Thu
15
Oct '09
pgrep or pkill sometimes do not find process
by Frank Spychalski filed under Computer, Work

The usual problem: you want to kill a process.

$ ps aux | grep randomprocessname
psycho 20429 0.0 0.0 11824 1580 pts/7 S+ 12:00 0:00 /bin/bash ./randomprocessname
psycho 20528 0.0 0.0 4188 740 pts/17 R+ 12:00 0:00 grep randomprocessname
$ pkill -9 randomprocessname
WTF? Kill that sucker!
$ pkill -9 randomprocessname
No typo... Am I crazy?
$ pgrep randomprocessname
What's wrong?
$ pgrep randomprocessna
20429
$ pkill -9 randomprocessna

For some arcane reason pgrep/pkill matches only the first 15 characters.
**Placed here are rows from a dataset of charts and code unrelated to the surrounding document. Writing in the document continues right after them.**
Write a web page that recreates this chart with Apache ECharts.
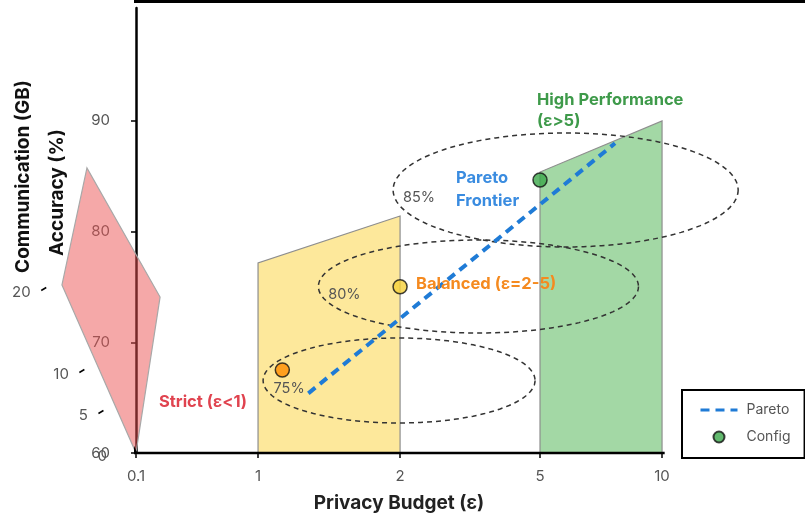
<!DOCTYPE html>
<html>
<head>
<meta charset="utf-8">
<script src="https://cdn.jsdelivr.net/npm/echarts@6/dist/echarts.min.js"></script>
<style>
  html, body { margin: 0; padding: 0; background: #fff; }
  #chart { width: 805px; height: 517px; }
</style>
</head>
<body>
<div id="chart"></div>
<script>
// Privacy budget ticks and where each one sits along the horizontal scale
const epsTicks = [0.1, 1, 2, 5, 10];
const epsSlots = [0, 0.928, 2.008, 3.072, 4.0];
const accTicks = [60, 70, 80, 90];
const commTicks = [0, 5, 10, 20];
const commAxisMax = 25.7;

// Privacy regimes: epsilon span and accuracy at each edge
const regionNames = ['Balanced', 'High Performance'];
const regionEps = [[1, 2], [5, 10]];
const regionAcc = [[77.16, 81.41], [85.38, 90.0]];
// Strict regime outline, as [axis slot, accuracy]
const strictOutline = [[0, 60], [-0.563, 75.18], [-0.373, 85.75], [0.183, 74.09]];

// Evaluated configurations
const configNames = ['Strict', 'Balanced', 'High Performance'];
const configEps = [1.171, 2, 5];
const configAcc = [67.5, 75.02, 84.66];

// Pareto frontier end points
const paretoEps = [1.354, 8.074];
const paretoAcc = [65.39, 87.98];

// Accuracy contours
const contourLabels = ['75%', '80%', '85%'];
const contourEps = [1.993, 3.68, 6.05];
const contourAcc = [66.55, 75.04, 83.76];
const contourHalfWidth = [1.034, 1.217, 1.312]; // axis slots
const contourHalfHeight = [3.84, 4.2, 5.15];    // accuracy points

// Piecewise-linear epsilon scale
function epsToSlot(e) {
  for (let i = 0; i < epsTicks.length - 1; i++) {
    if (e <= epsTicks[i + 1] || i === epsTicks.length - 2) {
      const t = (e - epsTicks[i]) / (epsTicks[i + 1] - epsTicks[i]);
      return epsSlots[i] + t * (epsSlots[i + 1] - epsSlots[i]);
    }
  }
}
// Oblique communication axis, running up and to the left from the origin
const commSlotPerGB = -0.029;
const commAccPerGB = 0.7407;
function commToGrid(v) { return [v * commSlotPerGB, 60 + v * commAccPerGB]; }

const FONT = 'Inter, Roboto, sans-serif';
const regionFill = ['#fde89b', '#a3d8a5'];
const configColors = ['#ff8c00', '#f6d13a', '#3ba74a'];

const chart = echarts.init(document.getElementById('chart'));

chart.setOption({
  animation: false,
  backgroundColor: '#fff',
  grid: { left: 136, right: 0, top: 8, bottom: 64, containLabel: false, outerBoundsMode: 'none' },
  xAxis: {
    type: 'value', min: 0, max: 5.087,
    axisLine: { show: false },
    splitLine: { show: false },
    axisTick: { show: true, customValues: epsSlots, length: 5, lineStyle: { color: '#000', width: 1.5 } },
    axisLabel: {
      show: true, customValues: epsSlots, margin: 16, color: '#555', fontSize: 15, fontFamily: FONT,
      formatter: v => {
        let best = 0;
        epsSlots.forEach((s, i) => { if (Math.abs(s - v) < Math.abs(epsSlots[best] - v)) best = i; });
        return String(epsTicks[best]);
      }
    }
  },
  yAxis: {
    type: 'value', min: 60, max: 100.2,
    axisLine: { show: true, onZero: false, lineStyle: { color: '#000', width: 2.5 } },
    splitLine: { show: false },
    axisTick: { show: true, customValues: accTicks, length: 5, lineStyle: { color: '#000', width: 1.5 } },
    axisLabel: { show: true, customValues: accTicks, margin: 26, color: '#555', fontSize: 15, fontFamily: FONT }
  },
  legend: {
    orient: 'vertical', left: 682, top: 390,
    padding: [13, 14, 14, 17], itemGap: 13, itemWidth: 37, itemHeight: 11,
    borderColor: '#000', borderWidth: 2, borderRadius: 0, backgroundColor: '#fff',
    textStyle: { color: '#555', fontSize: 14, fontFamily: FONT, padding: [0, 0, 0, 4] },
    lineStyle: { width: 3 },
    data: [
      { name: 'Pareto', itemStyle: { color: 'rgba(0,0,0,0)', borderColor: 'rgba(0,0,0,0)', borderWidth: 0 } },
      { name: 'Config', icon: 'circle' }
    ]
  },
  graphic: [
    { type: 'text', x: 23.5, y: 176.5, rotation: Math.PI / 2, z: 30,
      style: { text: 'Communication (GB)', font: `bold 19px ${FONT}`, fill: '#111', align: 'center', verticalAlign: 'middle' } },
    { type: 'text', x: 57.5, y: 192.5, rotation: Math.PI / 2, z: 30,
      style: { text: 'Accuracy (%)', font: `bold 19px ${FONT}`, fill: '#111', align: 'center', verticalAlign: 'middle' } },
    { type: 'text', x: 399, y: 503, z: 30,
      style: { text: 'Privacy Budget (ε)', font: `bold 19px ${FONT}`, fill: '#222', align: 'center', verticalAlign: 'middle' } },
    { type: 'text', x: 203, y: 402, z: 30,
      style: { text: 'Strict (ε<1)', font: `bold 16.5px ${FONT}`, fill: '#e0434f', align: 'center', verticalAlign: 'middle' } },
    { type: 'text', x: 416, y: 284, z: 30,
      style: { text: 'Balanced (ε=2-5)', font: `bold 16.5px ${FONT}`, fill: '#f58a1f', align: 'left', verticalAlign: 'middle' } },
    { type: 'text', x: 537, y: 89.5, z: 30,
      style: { text: 'High Performance\n(ε>5)', font: `bold 16.5px ${FONT}`, lineHeight: 21, fill: '#3e9a4a', align: 'left', verticalAlign: 'top' } },
    { type: 'text', x: 456, y: 167, z: 30,
      style: { text: 'Pareto\nFrontier', font: `bold 16.5px ${FONT}`, lineHeight: 23, fill: '#3a8ce0', align: 'left', verticalAlign: 'top' } }
  ],
  series: [
    {
      // Balanced and high-performance regime panels
      type: 'custom', z: 2, silent: true,
      data: regionNames.map((n, i) => [epsToSlot(regionEps[i][0]), epsToSlot(regionEps[i][1]), regionAcc[i][0], regionAcc[i][1]]),
      renderItem(params, api) {
        const i = params.dataIndex;
        const pts = [
          api.coord([api.value(0), 60]),
          api.coord([api.value(0), api.value(2)]),
          api.coord([api.value(1), api.value(3)]),
          api.coord([api.value(1), 60])
        ];
        return { type: 'polygon', shape: { points: pts }, style: { fill: regionFill[i], stroke: '#8e8e8e', lineWidth: 1.2 } };
      }
    },
    {
      // Strict regime panel
      type: 'custom', z: 3, silent: true, clip: false,
      data: [0],
      renderItem(params, api) {
        return {
          type: 'polygon',
          shape: { points: strictOutline.map(p => api.coord(p)) },
          style: { fill: 'rgba(236,82,82,0.5)', stroke: '#a8a8a8', lineWidth: 1.2 }
        };
      }
    },
    {
      // Accuracy contours
      type: 'custom', z: 4, silent: true, clip: false,
      data: contourLabels.map((l, i) => [epsToSlot(contourEps[i]), contourAcc[i], contourHalfWidth[i], contourHalfHeight[i]]),
      renderItem(params, api) {
        const i = params.dataIndex;
        const c = api.coord([api.value(0), api.value(1)]);
        const s = api.size([api.value(2), api.value(3)]);
        const pts = [];
        for (let k = 0; k < 120; k++) {
          const t = k / 120 * Math.PI * 2;
          pts.push([c[0] + s[0] * Math.cos(t), c[1] + s[1] * Math.sin(t)]);
        }
        return {
          type: 'group',
          children: [
            { type: 'polygon', shape: { points: pts }, style: { fill: 'none', stroke: '#333', lineWidth: 1.5, lineDash: [5, 4] } },
            { type: 'text', x: c[0] - s[0] + 26, y: c[1] + 8,
              style: { text: contourLabels[i], font: `14.5px ${FONT}`, fill: '#555', align: 'center', verticalAlign: 'middle' } }
          ]
        };
      }
    },
    {
      // Communication axis line
      type: 'line', z: 5, silent: true, clip: false, symbol: 'none',
      data: [commToGrid(0), commToGrid(commAxisMax)],
      lineStyle: { color: '#000', width: 2.5 }
    },
    {
      // Communication axis ticks and labels
      type: 'custom', z: 5, silent: true, clip: false,
      data: commTicks.map(v => commToGrid(v).concat([v])),
      renderItem(params, api) {
        const p = api.coord([api.value(0), api.value(1)]);
        const v = api.value(2);
        const tx = p[0] - 16;
        const children = [
          { type: 'text', x: tx - 13, y: p[1] + 3,
            style: { text: String(v), font: `15px ${FONT}`, fill: '#555', align: 'right', verticalAlign: 'middle' } }
        ];
        if (v > 0) {
          children.push({ type: 'line', shape: { x1: tx - 2.5, y1: p[1] + 1.5, x2: tx + 2.5, y2: p[1] - 1.5 },
            style: { stroke: '#000', lineWidth: 1.5 } });
        }
        return { type: 'group', children };
      }
    },
    {
      // Privacy budget baseline
      type: 'line', z: 5, silent: true, clip: false, symbol: 'none',
      data: [[-0.045, 60], [4.02, 60]],
      lineStyle: { color: '#000', width: 2.5 }
    },
    {
      // Upper frame edge
      type: 'line', z: 5, silent: true, clip: false, symbol: 'none',
      data: [[-0.593, 100.79], [5.087, 100.79]],
      lineStyle: { color: '#000', width: 3 }
    },
    {
      name: 'Pareto',
      type: 'line', z: 6, silent: true, symbol: 'none',
      data: paretoEps.map((e, i) => [epsToSlot(e), paretoAcc[i]]),
      itemStyle: { color: '#1f7bd6' },
      lineStyle: { color: '#1f7bd6', width: 4, type: [9, 6] }
    },
    {
      name: 'Config',
      type: 'scatter', z: 7, silent: true,
      symbol: 'circle', symbolSize: 14,
      itemStyle: { color: configColors[2], borderColor: '#111', borderWidth: 1.5 },
      data: configNames.map((n, i) => ({
        name: n,
        value: [epsToSlot(configEps[i]), configAcc[i]],
        itemStyle: { color: configColors[i] }
      }))
    }
  ]
});
</script>
</body>
</html>
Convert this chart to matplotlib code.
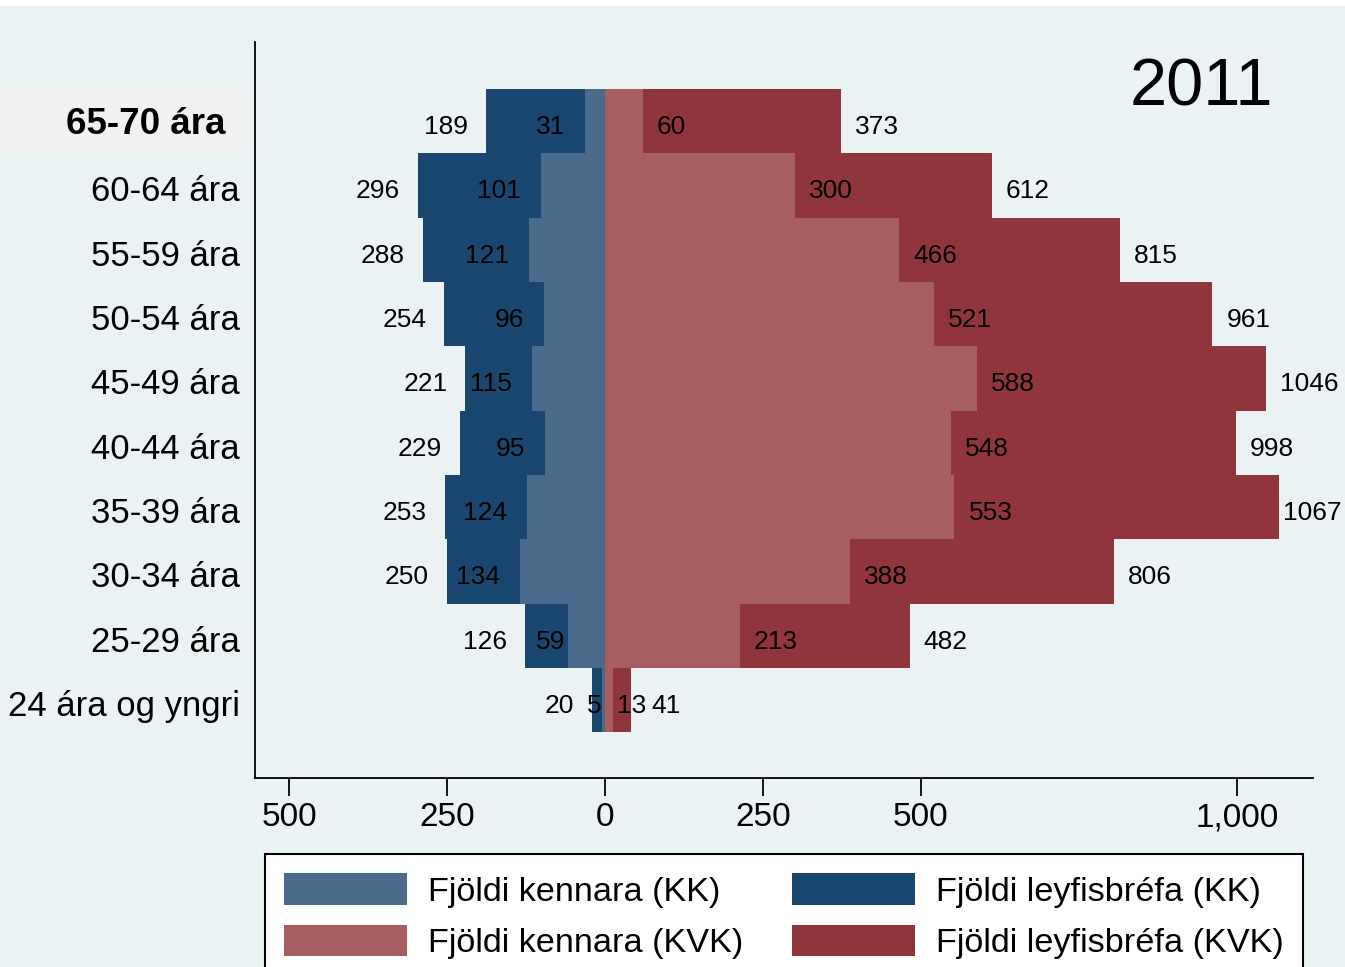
import matplotlib
matplotlib.use("Agg")
import matplotlib.pyplot as plt
import matplotlib.transforms as mtransforms
from matplotlib.patches import Patch, Rectangle

# ============================================================
# DATA  (index 0 = youngest group, bottom of chart)
# ============================================================

age_groups = ["24 ára og yngri", "25-29 ára", "30-34 ára", "35-39 ára", "40-44 ára",
              "45-49 ára", "50-54 ára", "55-59 ára", "60-64 ára", "65-70 ára"]

kennarar_kk  = [5, 59, 134, 124, 95, 115, 96, 121, 101, 31]
leyfi_kk     = [20, 126, 250, 253, 229, 221, 254, 288, 296, 189]
kennarar_kvk = [13, 213, 388, 553, 548, 588, 521, 466, 300, 60]
leyfi_kvk    = [41, 482, 806, 1067, 998, 1046, 961, 815, 612, 373]

x_ticks       = [-500, -250, 0, 250, 500, 1000]
x_tick_labels = ["500", "250", "0", "250", "500", "1,000"]

legend_labels = ["Fjöldi kennara (KK)", "Fjöldi kennara (KVK)",
                 "Fjöldi leyfisbréfa (KK)", "Fjöldi leyfisbréfa (KVK)"]
year_label = "2011"

# ============================================================
# STYLE
# ============================================================

BG         = "#eaf2f3"
LIGHT_BLUE = "#4a6b8b"
DARK_BLUE  = "#1a476f"
LIGHT_RED  = "#a65e60"
DARK_RED   = "#90353b"

W, H, DPI = 1345, 967, 100

# label gaps (pixels) from the bar end; a few labels sit tighter in the original
PAD_OUT_L, PAD_OUT_R, PAD_IN_L, PAD_IN_R = 18, 14, 20, 14
pad_overrides = {("in_l", 0): 0, ("in_l", 1): 2, ("in_r", 0): 4,
                 ("out_r", 0): 20, ("out_r", 3): 4}

plt.rcParams["font.family"] = ["Liberation Sans", "DejaVu Sans"]


def fx(px):
    return px / W


def fy(px):
    return 1 - px / H


fig = plt.figure(figsize=(W / DPI, H / DPI), dpi=DPI, facecolor="white")
fig.patches.append(Rectangle((0, 0), 1, fy(6), transform=fig.transFigure,
                             facecolor=BG, edgecolor="none", zorder=-10))
# highlight box behind the top category label
fig.patches.append(Rectangle((0, fy(152)), fx(245), 64 / H, transform=fig.transFigure,
                             facecolor="#f1f1f1", edgecolor="none", zorder=-5))

ax = fig.add_axes([fx(255), fy(778), fx(1313 - 255), (778 - 42) / H])
ax.set_facecolor(BG)

y = list(range(len(age_groups)))

ax.barh(y, [-v for v in leyfi_kk], height=1.0, color=DARK_BLUE, linewidth=0)
ax.barh(y, [-v for v in kennarar_kk], height=1.0, color=LIGHT_BLUE, linewidth=0)
ax.barh(y, leyfi_kvk, height=1.0, color=DARK_RED, linewidth=0)
ax.barh(y, kennarar_kvk, height=1.0, color=LIGHT_RED, linewidth=0)

# value labels
LBL = 19
DY = -6
for i in y:
    specs = [("out_l", -leyfi_kk[i], leyfi_kk[i], -PAD_OUT_L, "right"),
             ("out_r", leyfi_kvk[i], leyfi_kvk[i], PAD_OUT_R, "left"),
             ("in_l", -kennarar_kk[i], kennarar_kk[i], -PAD_IN_L, "right"),
             ("in_r", kennarar_kvk[i], kennarar_kvk[i], PAD_IN_R, "left")]
    for key, xpos, val, pad, ha in specs:
        if (key, i) in pad_overrides:
            pad = pad_overrides[(key, i)] * (1 if ha == "left" else -1)
        ax.annotate(str(val), (xpos, i), xytext=(pad, DY), textcoords="offset pixels",
                    ha=ha, va="center", fontsize=LBL)

ax.set_xlim(-553.8, 1120.3)
ax.set_ylim(-1.21, 10.23)

ax.set_xticks(x_ticks)
ax.set_xticklabels(x_tick_labels, fontsize=24)
ax.set_yticks(y)
ax.set_yticklabels(age_groups[:-1] + [""], fontsize=25)
ax.tick_params(axis="x", length=13, width=1.3, pad=4.5, color="black")
ax.tick_params(axis="y", length=0, pad=10.8)

shift = mtransforms.ScaledTranslation(0, -3 / DPI, fig.dpi_scale_trans)
for lbl in ax.get_yticklabels():
    lbl.set_transform(lbl.get_transform() + shift)

for side in ["top", "right"]:
    ax.spines[side].set_visible(False)
for side in ["left", "bottom"]:
    ax.spines[side].set_linewidth(1.3)
    ax.spines[side].set_color("black")

# top category label, bold with highlight
fig.text(fx(226), fy(124), age_groups[-1], ha="right", va="center",
         fontsize=26.5, fontweight="bold")

ax.text(0.962, 0.914, year_label, transform=ax.transAxes, ha="right",
        va="baseline", fontsize=48)

handles = [Patch(facecolor=LIGHT_BLUE, edgecolor="none"),
           Patch(facecolor=LIGHT_RED, edgecolor="none"),
           Patch(facecolor=DARK_BLUE, edgecolor="none"),
           Patch(facecolor=DARK_RED, edgecolor="none")]

LEGEND_SIZE = 24.7
em = LEGEND_SIZE * DPI / 72
leg = fig.legend(handles, legend_labels, ncol=2, loc="upper left",
                 bbox_to_anchor=(fx(265), fy(855), fx(1303 - 265), 0.001),
                 mode="expand", borderaxespad=0, fancybox=False, framealpha=1,
                 facecolor="white", edgecolor="black",
                 prop={"size": LEGEND_SIZE},
                 handlelength=123 / em, handleheight=36 / em,
                 handletextpad=21 / em, borderpad=19 / em,
                 labelspacing=17 / em, columnspacing=1.0)
leg.get_frame().set_linewidth(1.5)

fig.savefig("out.png", dpi=DPI, facecolor=fig.get_facecolor())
2 Responses to “pgrep or pkill sometimes do not find process”

  1. 1

    I think only the first 15 characters are saved in kernel space as the process name. For longer comparisons the argv needs to be read and that can be swapped out.

    man pkill:

    NOTES: The process name used for matching is limited to the 15 characters present in the output of /proc/pid/stat. Use the -f option to match against the complete command line, /proc/pid/cmdline.

    Mike (October 15th, 2009 at 12:16)
  2. 2

    Yes, it makes sense. But I was confused because I used a script which worked fine for $binary_name but failed when I used it for a binary with the -canary suffix.